== RAW DATA

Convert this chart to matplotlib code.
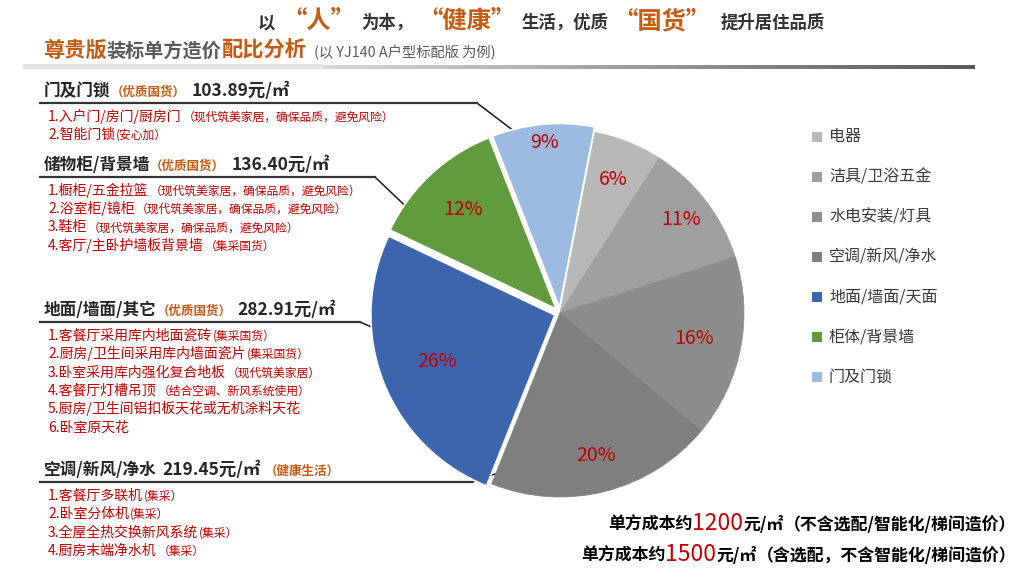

====
== RAW DATA

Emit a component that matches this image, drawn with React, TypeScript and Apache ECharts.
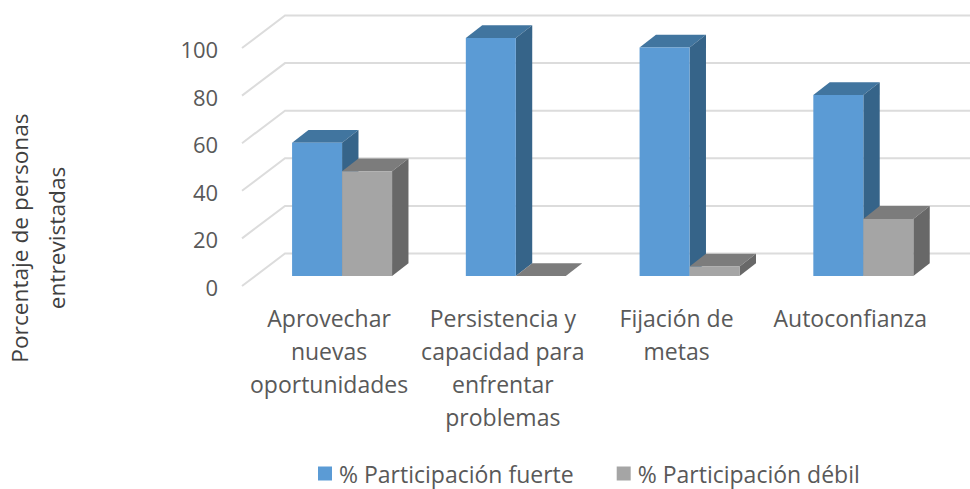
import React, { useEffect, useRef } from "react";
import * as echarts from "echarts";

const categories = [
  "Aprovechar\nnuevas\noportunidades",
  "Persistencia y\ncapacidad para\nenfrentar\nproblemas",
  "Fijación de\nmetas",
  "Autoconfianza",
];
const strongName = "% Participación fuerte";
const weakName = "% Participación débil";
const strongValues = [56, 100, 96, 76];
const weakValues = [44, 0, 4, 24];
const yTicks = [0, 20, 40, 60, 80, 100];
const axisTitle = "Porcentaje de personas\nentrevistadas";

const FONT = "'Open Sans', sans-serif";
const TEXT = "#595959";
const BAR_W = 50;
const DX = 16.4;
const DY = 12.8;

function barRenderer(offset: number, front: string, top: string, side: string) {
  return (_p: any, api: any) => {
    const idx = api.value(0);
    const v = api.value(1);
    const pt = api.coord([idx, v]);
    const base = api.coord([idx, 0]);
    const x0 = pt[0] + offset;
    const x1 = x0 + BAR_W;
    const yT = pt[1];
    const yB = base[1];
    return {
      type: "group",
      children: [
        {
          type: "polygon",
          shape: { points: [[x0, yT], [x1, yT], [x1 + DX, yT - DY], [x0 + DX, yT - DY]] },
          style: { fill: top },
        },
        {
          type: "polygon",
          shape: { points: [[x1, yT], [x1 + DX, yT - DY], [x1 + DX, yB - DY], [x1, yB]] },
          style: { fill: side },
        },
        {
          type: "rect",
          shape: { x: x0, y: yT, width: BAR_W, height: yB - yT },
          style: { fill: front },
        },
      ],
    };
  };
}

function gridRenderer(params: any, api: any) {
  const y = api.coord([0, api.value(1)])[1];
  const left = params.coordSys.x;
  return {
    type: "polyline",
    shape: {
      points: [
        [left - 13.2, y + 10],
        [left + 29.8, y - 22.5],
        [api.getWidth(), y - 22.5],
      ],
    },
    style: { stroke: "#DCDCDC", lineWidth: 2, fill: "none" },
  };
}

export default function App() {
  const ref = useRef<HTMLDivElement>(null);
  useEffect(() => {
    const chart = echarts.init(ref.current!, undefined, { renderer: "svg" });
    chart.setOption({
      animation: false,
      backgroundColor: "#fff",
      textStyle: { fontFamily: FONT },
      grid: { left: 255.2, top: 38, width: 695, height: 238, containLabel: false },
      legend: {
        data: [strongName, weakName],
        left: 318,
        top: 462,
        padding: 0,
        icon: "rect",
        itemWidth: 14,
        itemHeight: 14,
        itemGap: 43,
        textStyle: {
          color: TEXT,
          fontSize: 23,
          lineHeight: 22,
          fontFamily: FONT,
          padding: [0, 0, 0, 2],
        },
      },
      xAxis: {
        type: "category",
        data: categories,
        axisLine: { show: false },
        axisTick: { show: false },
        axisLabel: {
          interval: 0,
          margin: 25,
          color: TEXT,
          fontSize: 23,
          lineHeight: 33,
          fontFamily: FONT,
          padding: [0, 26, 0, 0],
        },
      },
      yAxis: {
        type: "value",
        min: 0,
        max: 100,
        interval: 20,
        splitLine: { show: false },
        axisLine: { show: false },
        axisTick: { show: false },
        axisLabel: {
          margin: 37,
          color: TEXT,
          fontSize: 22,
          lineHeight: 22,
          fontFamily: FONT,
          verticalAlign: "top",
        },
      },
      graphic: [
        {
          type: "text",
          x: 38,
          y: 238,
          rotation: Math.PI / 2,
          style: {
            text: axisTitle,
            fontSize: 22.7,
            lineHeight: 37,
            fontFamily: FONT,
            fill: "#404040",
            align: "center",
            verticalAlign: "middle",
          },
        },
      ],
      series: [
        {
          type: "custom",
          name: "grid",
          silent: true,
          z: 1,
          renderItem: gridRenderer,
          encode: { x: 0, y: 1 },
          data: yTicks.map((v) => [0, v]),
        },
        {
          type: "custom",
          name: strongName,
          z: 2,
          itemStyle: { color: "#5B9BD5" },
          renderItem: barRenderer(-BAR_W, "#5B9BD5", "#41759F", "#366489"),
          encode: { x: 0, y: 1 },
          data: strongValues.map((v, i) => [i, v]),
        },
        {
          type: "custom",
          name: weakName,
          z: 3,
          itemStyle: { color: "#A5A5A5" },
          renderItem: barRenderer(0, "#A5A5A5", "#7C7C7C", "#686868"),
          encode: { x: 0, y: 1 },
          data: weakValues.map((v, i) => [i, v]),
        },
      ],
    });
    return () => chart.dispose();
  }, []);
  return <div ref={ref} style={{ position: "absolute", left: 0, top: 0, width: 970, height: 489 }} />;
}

====

## PROBLEM DESCRIPTION
For each line above that contains the word "this", copy that line.

## THE RESULT
Convert this chart to matplotlib code.
Emit a component that matches this image, drawn with React, TypeScript and Apache ECharts.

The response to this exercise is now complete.